Это было время, когда все его признали и к нему пришла самая великая его слава, богатство и почет. Но ему они были не в радость. Он смутно чувствовал, что не ладится главное его творение – семья. И началось это несчастие с Аси. Были времена, когда девицы сбегали из дома с мужчинами, покрывая позором своих родителей и воспитателей. Он бы этого не испугался. Даже если бы она вернулась с неизвестно от кого нажитым ребенком. Он бы принял его, назвал своим внуком и благословил.
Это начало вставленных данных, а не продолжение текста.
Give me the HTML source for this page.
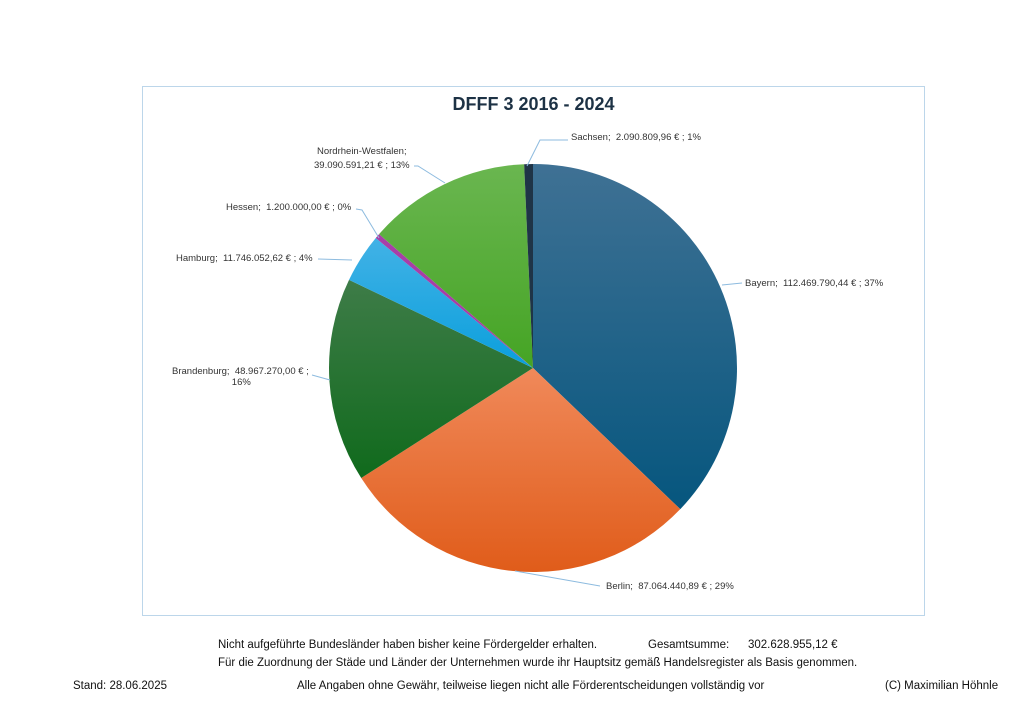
<!DOCTYPE html><html><head><meta charset="utf-8"><style>
body{margin:0;width:1024px;height:724px;background:#fff;position:relative;font-family:"Liberation Sans",sans-serif;overflow:hidden}
.t{position:absolute;white-space:nowrap;color:#333;font-size:9.5px}
.b{position:absolute;white-space:nowrap;color:#111;font-size:11.5px}
</style></head><body>
<div style="position:absolute;left:142px;top:86px;width:781px;height:528px;border:1px solid #bcd6ea"></div>
<div style="position:absolute;left:142px;width:783px;top:94px;text-align:center;font-weight:bold;font-size:18px;color:#1d3245">DFFF 3 2016 - 2024</div>
<svg width="1024" height="724" style="position:absolute;left:0;top:0">
<defs>
<linearGradient id="g0" x1="0" y1="0" x2="0" y2="1"><stop offset="0" stop-color="#3f7194"/><stop offset="1" stop-color="#06567e"/></linearGradient>
<linearGradient id="g1" x1="0" y1="0" x2="0" y2="1"><stop offset="0" stop-color="#f0895a"/><stop offset="1" stop-color="#e05c1a"/></linearGradient>
<linearGradient id="g2" x1="0" y1="0" x2="0" y2="1"><stop offset="0" stop-color="#3e7c48"/><stop offset="1" stop-color="#106a1c"/></linearGradient>
<linearGradient id="g3" x1="0" y1="0" x2="0" y2="1"><stop offset="0" stop-color="#42b2e6"/><stop offset="1" stop-color="#0a9fdc"/></linearGradient>
<linearGradient id="g5" x1="0" y1="0" x2="0" y2="1"><stop offset="0" stop-color="#6ab650"/><stop offset="1" stop-color="#45a424"/></linearGradient>
</defs>
<g id="pie"></g>
<g stroke="#8dbbdf" stroke-width="1" fill="none">
<polyline points="527,166 540,140 568,140"/>
<polyline points="722,285 742,283"/>
<polyline points="515,571 600,586"/>
<polyline points="330,380 312,375"/>
<polyline points="352,260 318,259"/>
<polyline points="379,238 362,210 356,209"/>
<polyline points="445,183 418,166 414,166"/>
</g>
</svg>
<script>
var v=[112469790.44,87064440.89,48967270,11746052.62,1200000,39090591.21,2090809.96];
var f=["url(#g0)","url(#g1)","url(#g2)","url(#g3)","#a83ea8","url(#g5)","#1f3447"];
var T=v.reduce((a,b)=>a+b),cx=533,cy=368,r=204,a=0,s="";
for(var i=0;i<v.length;i++){var a2=a+v[i]/T*2*Math.PI;
var x1=cx+r*Math.sin(a),y1=cy-r*Math.cos(a),x2=cx+r*Math.sin(a2),y2=cy-r*Math.cos(a2);
s+='<path d="M'+cx+','+cy+'L'+x1+','+y1+'A'+r+','+r+' 0 '+(a2-a>Math.PI?1:0)+' 1 '+x2+','+y2+'Z" fill="'+f[i]+'"/>';a=a2;}
document.getElementById("pie").innerHTML=s;
</script>
<div class="t" style="left:571px;top:132px">Sachsen;&nbsp; 2.090.809,96 € ; 1%</div>
<div class="t" style="left:745px;top:278px">Bayern;&nbsp; 112.469.790,44 € ; 37%</div>
<div class="t" style="left:606px;top:581px">Berlin;&nbsp; 87.064.440,89 € ; 29%</div>
<div class="t" style="left:172px;top:366px;text-align:right">Brandenburg;&nbsp; 48.967.270,00 € ;<br><span style="margin-right:58px">16%</span></div>
<div class="t" style="left:176px;top:253px">Hamburg;&nbsp; 11.746.052,62 € ; 4%</div>
<div class="t" style="left:226px;top:202px">Hessen;&nbsp; 1.200.000,00 € ; 0%</div>
<div class="t" style="left:314px;top:145px;text-align:center;line-height:14px">Nordrhein-Westfalen;<br>39.090.591,21 € ; 13%</div>
<div class="b" style="left:218px;top:639px">Nicht aufgeführte Bundesländer haben bisher keine Fördergelder erhalten.</div>
<div class="b" style="left:648px;top:639px">Gesamtsumme:</div>
<div class="b" style="left:748px;top:639px">302.628.955,12 €</div>
<div class="b" style="left:218px;top:657px">Für die Zuordnung der Städe und Länder der Unternehmen wurde ihr Hauptsitz gemäß Handelsregister als Basis genommen.</div>
<div class="b" style="left:73px;top:680px">Stand: 28.06.2025</div>
<div class="b" style="left:297px;top:680px">Alle Angaben ohne Gewähr, teilweise liegen nicht alle Förderentscheidungen vollständig vor</div>
<div class="b" style="left:885px;top:680px">(C) Maximilian Höhnle</div>
</body></html>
Но Ася ушла из дома, и не просто ушла, а ушла жить с женщиной, не русской ни по крови, ни по духу, осквернив то, что было для него самым дорогим, – семейное, теплое, родовое начало и естество жизни. Наверное, если бы она искала, как больнее всего его ударить, то поступила бы именно так, но как раз оттого, что все произошло не нарочно, ему было особенно больно. Но еще страшнее делалось тогда, когда он думал о том, что похожее может произойти и с другими его домашними. С теми, кто был его крови.

Он отдал бы в этот момент успех всех своих книг, всю свою скандальную славу, все угадываемое им далекое литературное бессмертие за то, чтобы были счастливы его дети. Ну пусть не все, ну хотя бы кто-то, ну хотя бы один, но жесткое, злое, упрямое предчувствие говорило, что счастливым из его дома не выйдет никто…

И тогда в минуты отчаяния он уходил из дома и до изнеможения бродил по петербургским улицам, гулял вдоль Невы, вглядывался в лица прохожих, иногда, озябнув – а он замерзал очень быстро, – заходил к Ремизову погреться, объяснял его жене разницу между стиркой и постирушкой, советовал, как лучше заклеивать на зиму окна, утешаясь в этом странном, похожем на душное звериное логово доме, и, блаженно протягивая руки к печке, говорил хозяину:

– Никогда я не понимал слов Господа ангелу Лаодикийской церкви. Что это значит: о, если бы ты был холоден или горяч? Объясните мне, что плохого в том, что человек теплый? Почему теплых надо обязательно изблевывать? На теплых мир держится, ими жизнь продолжается.

– Но вы-то горячий, – отвечал Ремизов, любуясь им и улыбаясь детскими пухлыми губами.

Он сердился, спорил, хотя в душе ему было приятно, что Алеша так о нем думает, но, когда шел пешком или ехал на извозчике домой, снова чувствовал тоску и бессмыслицу жизни. Как-то раз эта тоска довела его до того, что он заблудился в Петербурге, словно в глухом лесу. Стоял на Невском, смотрел по сторонам и не узнавал большого города, как какой-то иностранец, азиат, черный араб. Его толкали прохожие, кричали извозчики, а он растерянно вертел головой, и руки у него тряслись от отчаяния. Гимназистка, полудевочка-полудевушка, ровесница его дочерей, подошла к нему и спросила:

– Вам помочь, дедушка?

У нее были добрые серые глаза, смотревшие на него с доверием и участием, и философу полегчало.

– Проводите меня немного, милая барышня, – сказал Р-в ласково, опираясь на ее руку. – Вы не торопитесь? И не торопитесь. Не спешите расти, девочка, – ничего там хорошего нет. Ах, какая вы славная. Лицо у вас хорошее, нежное. И глаза такие необыкновенные. А как идут вам ваши веснушки. Не вздумайте их сводить. И быстрая вы, ловкая. Я вот никому не завидую, а родителям вашим позавидовал бы. Ну-ну, что это с вами? Вы плачете? Не плачьте. Не надо плакать, милая барышня. Лучше помолитесь за меня, грешного. За меня, за тяжко болящую жену мою, за деточек и за непутевую падчерицу. За всех помолитесь.